Musicalmente pregevole la prestazione dell’orchestra e sempre eccezionale, anche da un punto di vista scenico, il coro istruito da Antonio Fauró. Il M.o José María Moreno ha diretto idealmente questa partitura così cangiante di umori e colori, dove si passa da una situazione comica ad una drammatica quasi senza pausa; ha trovato i colori, i ritmi le dinamiche perfette: si capisce che questa musica gli appartiene e ce l’ha nel sangue.
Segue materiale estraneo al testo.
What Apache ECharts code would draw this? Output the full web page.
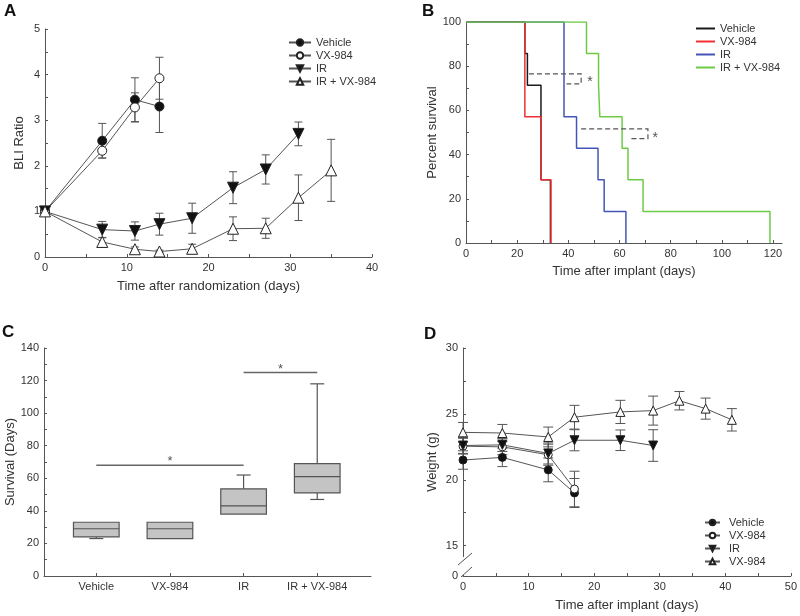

Sulla scena nei due ruoli protagonistici si sono alternati due cast: la sera del 7 febbraio era il turno del primo, con il baritono Juan Jesús Rodríguez nei panni di Juan Pedro. Si conferma una delle voci più autorevoli del panorama non solo nazionale, con un canto generoso, ben proiettato, “valiente” per dirla alla spagnola, emergendo sia nel canto del “sembrador”, cavallo di battaglia di tutti i baritoni spagnoli specialisti di zarzuela, da Marcos Redondo a Manuel Ausensi, e appassionato nei duetti con Sagrario. Questa era il soprano canario, ma di carriera internazionale e particolarmente attiva in Italia, Yolanda Auyanet, voce lirica morbida, emessa alla perfezione, intensa nell’aria salutata da una grande ovazione. Le tessiture vocali nell zarzuela, va aggiunto, sono particolarmente ostiche, acute per il baritono, con sbalzi di tessitura per il soprano: entrambi sono venuti a capo con magnifici risultati, recitando pure con grande partecipazione. Benissimo i due simpatici “brillanti”: Catalina, il soprano Carolina Moncada e Moniquito, il tenore e attore comico Angel Ruiz. Esilarante il “vedovo” Caracuca di Juan Carlos Talavera, ben intonato il pastore Javier Alonso, tratto dalle file del coro, che intona la ronda notturna. Un’intelligente inserto registico è stato quello di aggiungere una cantante di musica popolare, Elena Aranoa, che a cappella ha cantato alcuni versi emblematici: “¡Que culpa tiene el tomillo de haber nacido tan bajo! ¡Que culpa tiene el querer de andar de arriba y abajo!” (Che colpa ha il timo se nasce così in basso, che colpa ha l’amore se va dall’alto in basso).
Tra gli attori una menzione speciale alla bravissima Vicky Peña, intrigante Custodia e soprattutto a Mario Gas, attore e regista di chiara fama, un’istituzione in Spagna, nella parte dello svanito Don Generoso.